> Task prompt
Retype, exactly as they stand, the lines from the start of the data to the line that contains "plt.rcParams['font.family'] = ['Liberation", both ends included. Leave the pictures out.

============

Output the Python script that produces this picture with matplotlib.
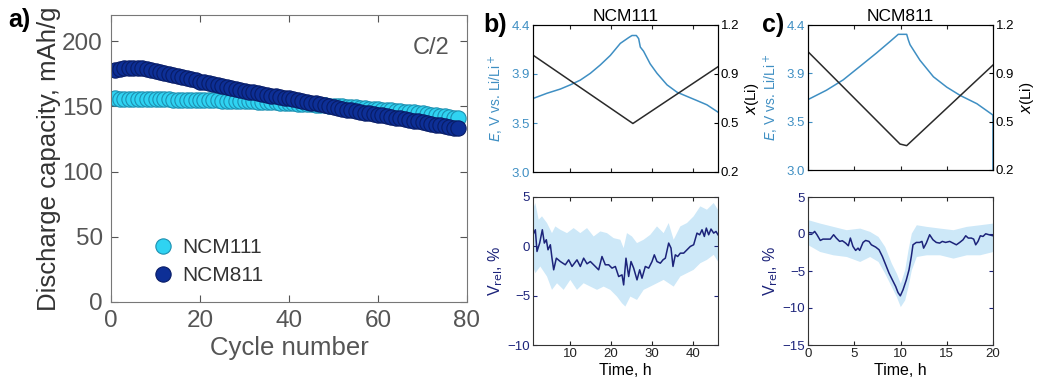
import matplotlib
matplotlib.use("Agg")
import matplotlib.pyplot as plt
import numpy as np

plt.rcParams['font.family'] = ['Liberation Sans', 'DejaVu Sans']

# ---- panel a: discharge capacity vs cycle ----
cycles = list(range(1, 79))
cap_111 = [156.0, 155.9, 155.9, 155.8, 155.7, 155.7, 155.6, 155.5, 155.5, 155.4,
           155.4, 155.3, 155.3, 155.2, 155.1, 155.1, 155.0, 154.9, 154.9, 154.8,
           154.7, 154.6, 154.6, 154.5, 154.4, 154.3, 154.2, 154.1, 154.0, 153.9,
           153.8, 153.7, 153.6, 153.5, 153.3, 153.2, 153.0, 152.9, 152.7, 152.5,
           152.3, 152.1, 151.9, 151.7, 151.5, 151.3, 151.1, 150.8, 150.6, 150.4,
           150.1, 149.9, 149.7, 149.4, 149.1, 148.9, 148.6, 148.3, 148.0, 147.7,
           147.4, 147.1, 146.9, 146.6, 146.3, 146.0, 145.6, 145.3, 144.9, 144.5,
           144.1, 143.7, 143.2, 142.8, 142.3, 141.8, 141.3, 140.7]
cap_811 = [178.0, 178.6, 179.1, 179.4, 179.5, 179.4, 179.0, 178.5, 177.8, 177.1,
           176.3, 175.5, 174.6, 173.8, 173.0, 172.2, 171.4, 170.6, 169.8, 169.0,
           168.3, 167.6, 166.8, 166.1, 165.4, 164.7, 164.0, 163.3, 162.6, 161.9,
           161.2, 160.6, 160.0, 159.4, 158.8, 158.2, 157.7, 157.1, 156.5, 156.0,
           155.4, 154.9, 154.3, 153.6, 152.9, 152.2, 151.5, 150.8, 150.1, 149.4,
           148.8, 148.1, 147.5, 146.8, 146.2, 145.7, 145.1, 144.6, 144.0, 143.5,
           143.0, 142.4, 141.9, 141.3, 140.8, 140.2, 139.6, 139.0, 138.4, 137.8,
           137.2, 136.6, 136.0, 135.4, 134.8, 134.2, 133.6, 133.0]

# ---- panel b: NCM111 ----
b_t_e = [1.0, 4.41, 7.65, 10.08, 12.5, 14.95, 17.38, 19.8, 22.24, 24.27, 25.08,
         26.14, 26.7, 27.1, 27.9, 29.5, 31.16, 33.6, 36.03, 38.46, 40.9, 43.3, 46.0]
b_e = [3.70, 3.75, 3.79, 3.83, 3.875, 3.94, 4.02, 4.11, 4.225, 4.28, 4.30,
       4.30, 4.27, 4.19, 4.15, 4.03, 3.94, 3.83, 3.76, 3.72, 3.68, 3.64, 3.57]
b_t_x = [1.0, 25.3, 46.0]
b_xli = [0.995, 0.53, 0.916]

b_t = [1.0, 1.57, 1.97, 2.62, 3.27, 3.76, 4.24, 4.65, 5.22, 5.62, 6.03, 6.68,
       7.65, 8.86, 9.68, 10.49, 11.70, 12.51, 13.32, 14.14, 14.95, 16.16, 16.97,
       17.78, 18.59, 19.41, 20.22, 21.03, 21.84, 22.65, 23.05, 23.62, 24.27,
       24.84, 25.49, 26.30, 26.95, 27.51, 28.32, 29.14, 29.95, 30.51, 31.16,
       31.97, 32.62, 33.19, 34.00, 34.57, 35.05, 35.62, 36.19, 36.84, 37.65,
       38.46, 39.27, 40.08, 40.89, 41.54, 42.11, 42.68, 43.16, 43.73, 44.30,
       44.95, 45.51, 46.0]
b_v = [1.17, 1.68, -0.52, 0.33, 1.68, 0.33, 0.67, -0.35, 0.16, -1.20, -2.38,
       -1.20, -1.54, -1.87, -1.37, -2.04, -1.37, -2.04, -1.20, -1.77, -1.54,
       -2.04, -2.38, -1.03, -1.87, -1.87, -2.21, -2.04, -3.06, -2.89, -3.91,
       -1.20, -3.06, -1.54, -2.21, -3.40, -2.38, -3.23, -2.04, -2.21, -1.54,
       -0.86, -1.54, -1.71, -1.37, -1.20, 0.33, -0.18, -2.04, -0.86, -1.03,
       -0.69, -0.69, -0.35, -0.01, 0.16, 1.34, 1.17, 1.68, 1.00, 1.85, 1.17,
       1.75, 1.34, 1.51, 1.17]
b_band_t = [1.0, 1.57, 2.38, 3.19, 4.41, 5.62, 6.43, 7.65, 9.27, 10.89, 12.51,
            14.14, 15.76, 17.38, 19.0, 20.62, 22.24, 23.05, 23.86, 25.08, 26.30,
            27.92, 29.54, 31.16, 32.78, 34.0, 35.22, 36.84, 38.46, 40.08, 41.70,
            43.32, 44.95, 46.0]
b_band_hi = [3.71, 4.39, 2.70, 3.04, 2.36, 1.34, 2.02, 1.68, 1.34, 1.85, 1.34,
             1.85, 1.00, 1.51, 1.34, 0.83, 0.67, -0.18, 1.34, 1.00, 0.33, 0.67,
             1.17, 2.02, 1.34, 2.36, 0.67, 2.02, 2.36, 3.04, 4.05, 3.71, 4.39, 3.71]
b_low_t = [1.0, 1.57, 2.78, 4.41, 5.62, 6.84, 8.46, 10.08, 11.70, 13.32, 14.95,
           16.57, 18.19, 19.81, 21.43, 22.65, 23.46, 24.68, 26.30, 27.92, 29.54,
           31.16, 32.78, 34.0, 35.22, 36.84, 38.46, 40.08, 41.70, 43.32, 44.95, 46.0]
b_band_lo = [-2.04, -2.72, -2.04, -3.06, -4.41, -3.74, -4.41, -3.40, -4.41,
             -3.74, -4.08, -4.41, -4.08, -4.41, -5.09, -5.77, -6.10, -5.09, -5.43,
             -4.41, -4.08, -3.74, -3.40, -3.74, -4.08, -3.06, -2.72, -2.38, -1.71,
             -1.37, -0.86, -1.54]

# ---- panel c: NCM811 ----
c_t_e = [0.0, 0.0, 1.99, 3.80, 5.61, 7.41, 8.86, 9.76, 10.67, 10.85, 11.03,
         12.1, 13.56, 15.0, 16.45, 18.26, 20.0, 20.0]
c_e = [3.0, 3.68, 3.77, 3.87, 4.00, 4.13, 4.24, 4.31, 4.31, 4.255, 4.21,
       4.06, 3.90, 3.80, 3.72, 3.64, 3.53, 3.0]
c_t_x = [0.0, 9.95, 10.67, 20.0]
c_xli = [1.016, 0.379, 0.368, 0.924]

c_t = [0.0, 0.54, 0.72, 0.97, 1.33, 1.62, 1.98, 2.41, 2.77, 3.06, 3.42, 3.71,
       4.07, 4.36, 4.58, 4.86, 5.15, 5.41, 5.59, 5.95, 6.23, 6.59, 6.85, 7.32,
       7.68, 8.04, 8.40, 8.76, 9.12, 9.48, 9.73, 9.98, 10.27, 10.63, 10.92,
       11.17, 11.35, 11.71, 12.07, 12.32, 12.50, 12.79, 13.15, 13.51, 13.87,
       14.23, 14.52, 14.88, 15.32, 15.68, 16.04, 16.40, 16.76, 17.05, 17.33,
       17.66, 17.91, 18.13, 18.38, 18.63, 18.92, 19.21, 19.57, 20.0]
c_v = [0.21, 0.12, 0.35, -0.10, -0.87, -0.69, -0.69, -0.69, -0.10, -0.55,
       -1.00, -0.91, -1.23, -1.59, -0.55, -1.68, -2.22, -1.91, -2.22, -1.14,
       -0.87, -1.00, -1.46, -1.77, -2.13, -3.04, -4.16, -5.29, -6.20, -7.10,
       -7.91, -8.36, -7.55, -6.20, -4.84, -3.04, -1.46, -1.14, -1.14, -1.00,
       -1.91, -1.23, -0.10, -0.78, -1.14, -1.23, -1.00, -1.14, -1.00, -1.23,
       -1.46, -1.14, -0.78, -0.24, -0.55, -0.55, -0.69, -1.46, -1.00, -0.24,
       -0.33, 0.03, -0.10, -0.24]
c_band_t = [0.0, 1.26, 2.70, 4.14, 5.59, 6.67, 7.57, 8.29, 9.01, 9.55, 9.98,
            10.45, 10.81, 11.17, 11.71, 12.79, 14.23, 15.68, 17.12, 18.56, 20.0]
c_band_hi = [1.93, 1.48, 1.03, 0.58, 0.80, 0.35, -0.33, -1.68, -3.94, -5.29,
             -6.65, -4.84, -2.13, 0.12, 1.25, 1.03, 0.80, 0.58, 1.03, 1.25, 1.48]
c_band_lo = [-1.46, -2.36, -2.81, -3.04, -3.71, -3.04, -3.71, -5.29, -7.10,
             -8.45, -9.81, -8.91, -7.10, -4.84, -3.04, -2.81, -2.81, -3.26,
             -2.81, -2.81, -2.36]

W, H = 1043, 385
E_BLUE = '#3f8fc3'
NAVY = '#1c237a'
BAND = '#cde8f8'
GREY = '#555555'


def rect(l, t, r, b):
    return [l / W, 1 - b / H, (r - l) / W, (b - t) / H]


def style_small(ax, color_y='#222222'):
    ax.tick_params(direction='in', length=3, labelsize=9.5, top=True, pad=2)
    ax.tick_params(axis='y', colors=color_y, labelcolor=color_y)
    ax.tick_params(axis='x', colors='#222222')
    for s in ax.spines.values():
        s.set_color('#333333')
        s.set_linewidth(0.8)


fig = plt.figure(figsize=(W / 100, H / 100), dpi=100)

# panel a
ax = fig.add_axes(rect(111, 15, 467, 302))
ax.plot(cycles, cap_111, 'o', ms=11, mfc='#2fd3f2', mec='#1d8fb0', mew=0.8,
        label='NCM111')
ax.plot(cycles, cap_811, 'o', ms=11, mfc='#0d2f96', mec='#081c66', mew=0.8,
        label='NCM811')
ax.set_xlim(0, 80)
ax.set_ylim(0, 220)
ax.set_xticks([0, 20, 40, 60, 80])
ax.set_yticks([0, 50, 100, 150, 200])
ax.tick_params(direction='in', length=5, labelsize=17.5, colors=GREY,
               top=True, right=True, pad=6)
for s in ax.spines.values():
    s.set_color('#777777')
ax.set_xlabel('Cycle number', fontsize=18.5, color=GREY, labelpad=3)
ax.set_ylabel('Discharge capacity, mAh/g', fontsize=18.5, color='#333333',
              labelpad=1)
ax.text(0.9, 0.885, 'C/2', transform=ax.transAxes, fontsize=17, color=GREY,
        ha='center', va='center')
ax.legend(loc='lower left', bbox_to_anchor=(0.117, 0.058), frameon=False,
          fontsize=15, handlelength=1.0, handletextpad=0.4, labelspacing=0.45,
          borderpad=0, labelcolor='#333333', borderaxespad=0)
fig.text(8 / W, 1 - 20 / H, 'a)', fontsize=18, fontweight='bold', va='center')

# panel b
axb = fig.add_axes(rect(533, 25, 718, 172))
axb.plot(b_t_e, b_e, color=E_BLUE, lw=1.1)
axb.set_xlim(1, 46)
axb.set_ylim(3.0, 4.4)
axb.set_yticks(np.linspace(3.0, 4.4, 4))
axb.set_yticklabels(['3.0', '3.5', '3.9', '4.4'])
axb.set_xticks([10, 20, 30, 40])
axb.set_xticklabels([])
style_small(axb, E_BLUE)
axb.set_ylabel(r'$E$, V vs. Li/Li$^+$', color=E_BLUE, fontsize=10, labelpad=4)
axb.set_title('NCM111', fontsize=12.5, pad=3)
axb2 = axb.twinx()
axb2.plot(b_t_x, b_xli, color='#2a2a2a', lw=1.1)
axb2.set_ylim(0.2, 1.2)
axb2.set_yticks(np.linspace(0.2, 1.2, 4))
axb2.set_yticklabels(['0.2', '0.5', '0.9', '1.2'])
axb2.tick_params(direction='in', length=3, labelsize=9.5, pad=2)
axb2.set_ylabel(r'$x$(Li)', fontsize=11, labelpad=3)
fig.text(483 / W, 1 - 25 / H, 'b)', fontsize=18, fontweight='bold',
         va='center')

axbb = fig.add_axes(rect(533, 197, 718, 345))
band_x = b_band_t + b_low_t[::-1]
band_y = b_band_hi + b_band_lo[::-1]
axbb.fill(band_x, band_y, color=BAND, lw=0)
axbb.plot(b_t, b_v, color=NAVY, lw=1.1)
axbb.set_xlim(1, 46)
axbb.set_ylim(-10, 5)
axbb.set_xticks([10, 20, 30, 40])
axbb.set_yticks([-10, -5, 0, 5])
style_small(axbb, NAVY)
axbb.tick_params(right=True)
axbb.set_xlabel('Time, h', fontsize=11.5, labelpad=2)
axbb.set_ylabel(r'V$_{\rm rel}$, %', color=NAVY, fontsize=11.5, labelpad=2)

# panel c
axc = fig.add_axes(rect(808, 25, 993, 170))
axc.plot(c_t_e, c_e, color=E_BLUE, lw=1.1)
axc.set_xlim(0, 20)
axc.set_ylim(3.0, 4.4)
axc.set_yticks(np.linspace(3.0, 4.4, 4))
axc.set_yticklabels(['3.0', '3.5', '3.9', '4.4'])
axc.set_xticks([0, 5, 10, 15, 20])
axc.set_xticklabels([])
style_small(axc, E_BLUE)
axc.set_ylabel(r'$E$, V vs. Li/Li$^+$', color=E_BLUE, fontsize=10, labelpad=4)
axc.set_title('NCM811', fontsize=12.5, pad=3)
axc2 = axc.twinx()
axc2.plot(c_t_x, c_xli, color='#2a2a2a', lw=1.1)
axc2.set_ylim(0.2, 1.2)
axc2.set_yticks(np.linspace(0.2, 1.2, 4))
axc2.set_yticklabels(['0.2', '0.5', '0.9', '1.2'])
axc2.tick_params(direction='in', length=3, labelsize=9.5, pad=2)
axc2.set_ylabel(r'$x$(Li)', fontsize=11, labelpad=3)
fig.text(762 / W, 1 - 25 / H, 'c)', fontsize=18, fontweight='bold',
         va='center')

axcb = fig.add_axes(rect(808, 197, 993, 345))
axcb.fill_between(c_band_t, c_band_lo, c_band_hi, color=BAND, lw=0)
axcb.plot(c_t, c_v, color=NAVY, lw=1.1)
axcb.set_xlim(0, 20)
axcb.set_ylim(-15, 5)
axcb.set_xticks([0, 5, 10, 15, 20])
axcb.set_yticks([-15, -10, -5, 0, 5])
style_small(axcb, NAVY)
axcb.tick_params(right=True)
axcb.set_xlabel('Time, h', fontsize=11.5, labelpad=2)
axcb.set_ylabel(r'V$_{\rm rel}$, %', color=NAVY, fontsize=11.5, labelpad=2)

fig.savefig('out.png', dpi=100)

============

> Written solution
Output the Python script that produces this picture with matplotlib.
import matplotlib
matplotlib.use("Agg")
import matplotlib.pyplot as plt
import numpy as np

plt.rcParams['font.family'] = ['Liberation Sans', 'DejaVu Sans']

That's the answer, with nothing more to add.